Data entries ::
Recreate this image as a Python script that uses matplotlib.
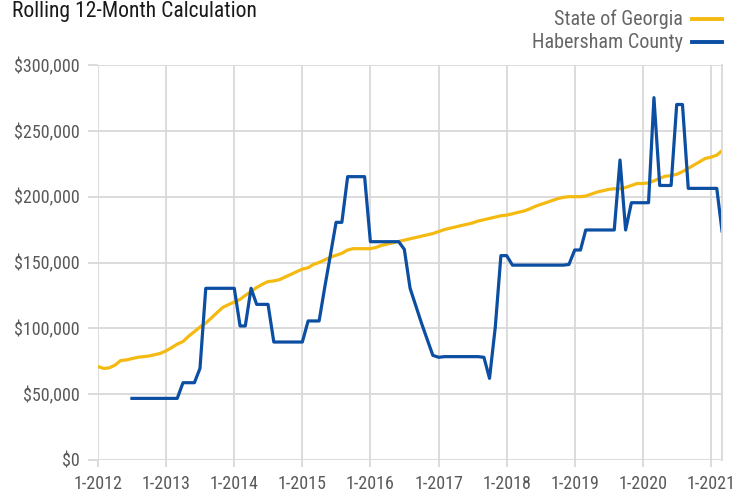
import pandas as pd
import matplotlib
matplotlib.use("Agg")
import matplotlib.pyplot as plt
from matplotlib.lines import Line2D
from matplotlib.ticker import FuncFormatter
import matplotlib.dates as mdates

# monthly values, Jan 2012 .. Mar 2021, in $ thousands
months = pd.date_range("2012-01-01", "2021-03-01", freq="MS")

georgia = [71, 69.5, 70, 72, 75.5, 76, 77, 78, 78.5, 79,
           80, 81, 83, 85.5, 88, 90, 94, 97.5, 101, 104,
           108, 112, 116, 118, 120, 122, 125, 128, 131, 133.5,
           135.5, 136, 137, 139, 141, 143, 145, 146, 148.5, 150,
           152, 154, 155.5, 157, 159.5, 160.5, 160.5, 160.5, 160.5, 161.5,
           163, 164, 165, 166, 167, 168, 169, 170, 171, 172,
           173.5, 175, 176, 177, 178, 179, 180, 181.5, 182.5, 183.5,
           184.5, 185.5, 186, 187, 188, 189, 190.5, 192.5, 194, 195.5,
           197, 198.5, 199.5, 200, 200, 200, 200.5, 202, 203.5, 204.5,
           205.5, 206, 206, 207, 208.5, 210, 210, 210.5, 212, 214,
           215.5, 216, 217, 219, 221.5, 224, 226.5, 229, 230, 231.5, 235]

habersham = [None, None, None, None, None, None, 46.8, 46.8, 46.8, 46.8,
             46.8, 46.8, 46.8, 46.8, 46.8, 58.7, 58.7, 58.7, 69.6, 130.4,
             130.4, 130.4, 130.4, 130.4, 130.4, 101.8, 101.8, 130.4, 118.2, 118.2,
             118.2, 89.6, 89.6, 89.6, 89.6, 89.6, 89.6, 105.6, 105.6, 105.6,
             131, 156, 180.5, 180.5, 215.2, 215.2, 215.2, 215.2, 165.8, 165.8,
             165.8, 165.8, 165.8, 165.8, 160, 130.4, 117, 104, 91.5, 79.5,
             78, 78.5, 78.5, 78.5, 78.5, 78.5, 78.5, 78.5, 78, 62,
             101, 155.2, 155.2, 148, 148, 148, 148, 148, 148, 148,
             148, 148, 148, 148.5, 159.5, 159.5, 174.7, 174.7, 174.7, 174.7,
             174.7, 174.7, 227.8, 174.7, 195.4, 195.4, 195.4, 195.4, 275.2, 208.5,
             208.5, 208.5, 270, 270, 206.3, 206.3, 206.3, 206.3, 206.3, 206.3, 174]

series_names = ["State of Georgia", "Habersham County"]
colors = ["#F4BA12", "#0B4EA2"]

df = pd.DataFrame({"georgia": georgia, "habersham": habersham}, index=months) * 1000

plt.rcParams["font.family"] = ["Roboto Condensed", "DejaVu Sans"]

fig = plt.figure(figsize=(7.48, 4.93), dpi=100)
ax = fig.add_axes([98 / 748, 33 / 493, 624 / 748, 395 / 493])

ax.plot(df.index, df["georgia"], color=colors[0], lw=2.3, solid_joinstyle="round")
ax.plot(df.index, df["habersham"], color=colors[1], lw=2.3, solid_joinstyle="round")

ax.set_xlim(months[0], months[-1])
ax.set_ylim(0, 300000)
ax.set_yticks(range(0, 300001, 50000))
ax.yaxis.set_major_formatter(FuncFormatter(lambda v, p: "${:,.0f}".format(v)))
ax.xaxis.set_major_locator(mdates.YearLocator())
ax.xaxis.set_major_formatter(FuncFormatter(lambda v, p: "1-%d" % mdates.num2date(v).year))

grid_c = "#D9D9D9"
ax.grid(True, color=grid_c, lw=1.3)
ax.set_axisbelow(True)
for s in ["left", "top", "bottom"]:
    ax.spines[s].set_visible(False)
ax.spines["right"].set_color(grid_c)
ax.spines["right"].set_linewidth(1.3)
ax.tick_params(axis="both", colors=grid_c, labelcolor="#595959", labelsize=13,
               width=1.3)
ax.tick_params(axis="x", length=5, pad=6)
ax.tick_params(axis="y", length=7, pad=6)

fig.text(12 / 748, 1 - 12 / 493, "Rolling 12-Month Calculation", fontsize=15.6,
         color="#1a1a1a", va="center", ha="left")

for i, (name, c) in enumerate(zip(series_names, colors)):
    yy = 1 - (19 + 23 * i) / 493
    fig.text(683 / 748, yy, name, fontsize=14.5, color="#666666", ha="right", va="center")
    fig.add_artist(Line2D([692 / 748, 722 / 748], [yy, yy], color=c, lw=2.8,
                          transform=fig.transFigure))

fig.savefig("out.png", dpi=100)
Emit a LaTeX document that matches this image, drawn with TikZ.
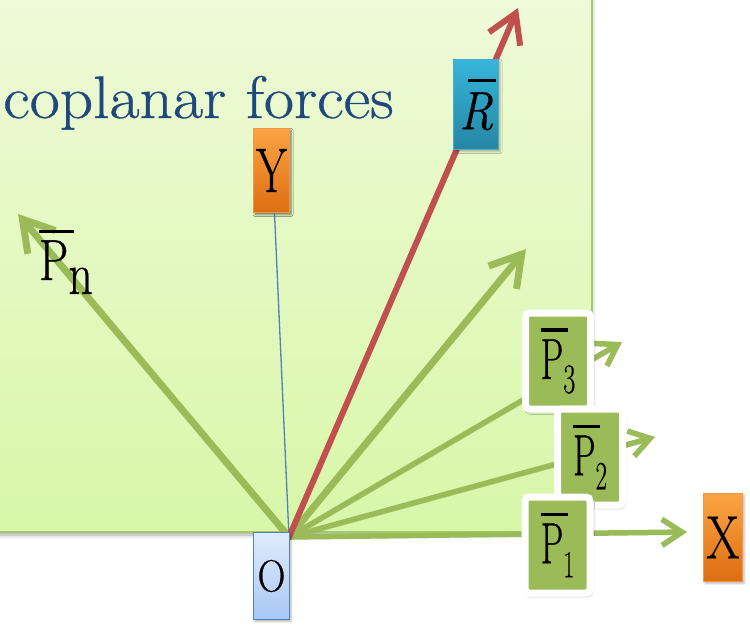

Given exercise :: Leave out the pictures and retype every line above exactly.

Problem solution ::
Recreate this image as a Python script that uses matplotlib.
import pandas as pd
import matplotlib
matplotlib.use("Agg")
import matplotlib.pyplot as plt
from matplotlib.lines import Line2D
from matplotlib.ticker import FuncFormatter
import matplotlib.dates as mdates

# monthly values, Jan 2012 .. Mar 2021, in $ thousands
months = pd.date_range("2012-01-01", "2021-03-01", freq="MS")

georgia = [71, 69.5, 70, 72, 75.5, 76, 77, 78, 78.5, 79,
           80, 81, 83, 85.5, 88, 90, 94, 97.5, 101, 104,
           108, 112, 116, 118, 120, 122, 125, 128, 131, 133.5,
           135.5, 136, 137, 139, 141, 143, 145, 146, 148.5, 150,
           152, 154, 155.5, 157, 159.5, 160.5, 160.5, 160.5, 160.5, 161.5,
           163, 164, 165, 166, 167, 168, 169, 170, 171, 172,
           173.5, 175, 176, 177, 178, 179, 180, 181.5, 182.5, 183.5,
           184.5, 185.5, 186, 187, 188, 189, 190.5, 192.5, 194, 195.5,
           197, 198.5, 199.5, 200, 200, 200, 200.5, 202, 203.5, 204.5,
           205.5, 206, 206, 207, 208.5, 210, 210, 210.5, 212, 214,
           215.5, 216, 217, 219, 221.5, 224, 226.5, 229, 230, 231.5, 235]

habersham = [None, None, None, None, None, None, 46.8, 46.8, 46.8, 46.8,
             46.8, 46.8, 46.8, 46.8, 46.8, 58.7, 58.7, 58.7, 69.6, 130.4,
             130.4, 130.4, 130.4, 130.4, 130.4, 101.8, 101.8, 130.4, 118.2, 118.2,
             118.2, 89.6, 89.6, 89.6, 89.6, 89.6, 89.6, 105.6, 105.6, 105.6,
             131, 156, 180.5, 180.5, 215.2, 215.2, 215.2, 215.2, 165.8, 165.8,
             165.8, 165.8, 165.8, 165.8, 160, 130.4, 117, 104, 91.5, 79.5,
             78, 78.5, 78.5, 78.5, 78.5, 78.5, 78.5, 78.5, 78, 62,
             101, 155.2, 155.2, 148, 148, 148, 148, 148, 148, 148,
             148, 148, 148, 148.5, 159.5, 159.5, 174.7, 174.7, 174.7, 174.7,
             174.7, 174.7, 227.8, 174.7, 195.4, 195.4, 195.4, 195.4, 275.2, 208.5,
             208.5, 208.5, 270, 270, 206.3, 206.3, 206.3, 206.3, 206.3, 206.3, 174]

series_names = ["State of Georgia", "Habersham County"]
colors = ["#F4BA12", "#0B4EA2"]

df = pd.DataFrame({"georgia": georgia, "habersham": habersham}, index=months) * 1000

plt.rcParams["font.family"] = ["Roboto Condensed", "DejaVu Sans"]

fig = plt.figure(figsize=(7.48, 4.93), dpi=100)
ax = fig.add_axes([98 / 748, 33 / 493, 624 / 748, 395 / 493])

ax.plot(df.index, df["georgia"], color=colors[0], lw=2.3, solid_joinstyle="round")
ax.plot(df.index, df["habersham"], color=colors[1], lw=2.3, solid_joinstyle="round")

ax.set_xlim(months[0], months[-1])
ax.set_ylim(0, 300000)
ax.set_yticks(range(0, 300001, 50000))
ax.yaxis.set_major_formatter(FuncFormatter(lambda v, p: "${:,.0f}".format(v)))
ax.xaxis.set_major_locator(mdates.YearLocator())
ax.xaxis.set_major_formatter(FuncFormatter(lambda v, p: "1-%d" % mdates.num2date(v).year))

grid_c = "#D9D9D9"
ax.grid(True, color=grid_c, lw=1.3)
ax.set_axisbelow(True)
for s in ["left", "top", "bottom"]:
    ax.spines[s].set_visible(False)
ax.spines["right"].set_color(grid_c)
ax.spines["right"].set_linewidth(1.3)
ax.tick_params(axis="both", colors=grid_c, labelcolor="#595959", labelsize=13,
               width=1.3)
ax.tick_params(axis="x", length=5, pad=6)
ax.tick_params(axis="y", length=7, pad=6)

fig.text(12 / 748, 1 - 12 / 493, "Rolling 12-Month Calculation", fontsize=15.6,
         color="#1a1a1a", va="center", ha="left")

for i, (name, c) in enumerate(zip(series_names, colors)):
    yy = 1 - (19 + 23 * i) / 493
    fig.text(683 / 748, yy, name, fontsize=14.5, color="#666666", ha="right", va="center")
    fig.add_artist(Line2D([692 / 748, 722 / 748], [yy, yy], color=c, lw=2.8,
                          transform=fig.transFigure))

fig.savefig("out.png", dpi=100)
Emit a LaTeX document that matches this image, drawn with TikZ.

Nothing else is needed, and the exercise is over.